La Jordanie a condamné l'attentat, le plus meurtrier en Irak depuis la chute de Saddam Hussein en avril 2003, et souligné son attachement aux liens entre les deux pays voisins.

"Nous condamnons cet acte et nous condamnons ce que la famille (du kamikaze présumé Raëd al-Banna) a fait", a indiqué à l'AFP le chef de la diplomatie jordanienne Hani Moulki.

Selon les informations de la presse irakienne, la famille du Jordanien a organisé une cérémonie dans sa maison de Salt, près d'Amman, où elle aurait reçu des condoléances ainsi que des félicitations de ses proches pour le "martyre" de Raëd al-Banna à Hilla.

Dans le dossier des otages, le directeur du quotidien français Libération Serge July a lancé dimanche un appel aux ravisseurs de la journaliste Florence Aubenas et de son guide irakien Hussein Hanoun, enlevés le 5 janvier en Irak, pour qu'ils entament des négociations avec l'ambassade de France.

"Je veux profiter de ma présence à Bagdad pour lancer aux ravisseurs de Florence Aubenas et Hussein Hanoun un appel pour qu'ils engagent immédiatement des négociation avec l'ambassade de France", a déclaré M. July à des chaînes de télévisions irakiennes.

Enfin, l'hebdomadaire américain Time Magazine, citant des déclarations attribuées à un ancien adjoint du représentant d'Al-Qaïda en Irak, affirme que Zarqaoui prépare des attaques contre des "cibles faciles" aux Etats-Unis, telles que des "salles de cinéma, restaurants et écoles".

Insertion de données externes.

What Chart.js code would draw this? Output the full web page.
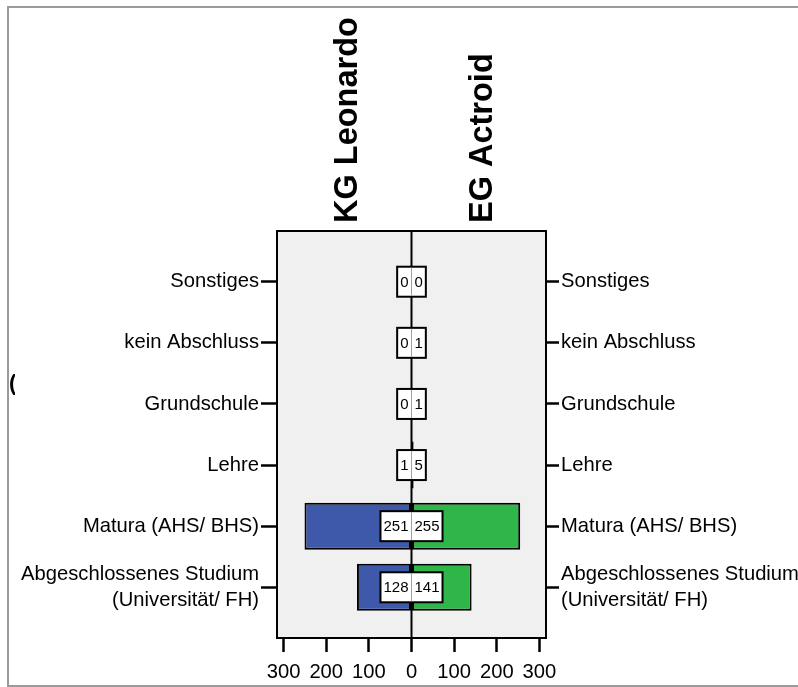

Les déclarations évoquées par Time sur son site internet, citées dans une note aux agences de sécurité américaines, interviennement deux semaines après que des informations des services de renseignement eurent confirmé que le chef d'Al-Qaïda, Oussama ben Laden, avait envoyé un message au Jordanien Zarqaoui l'appelant à lancer des attaques sur le sol américain.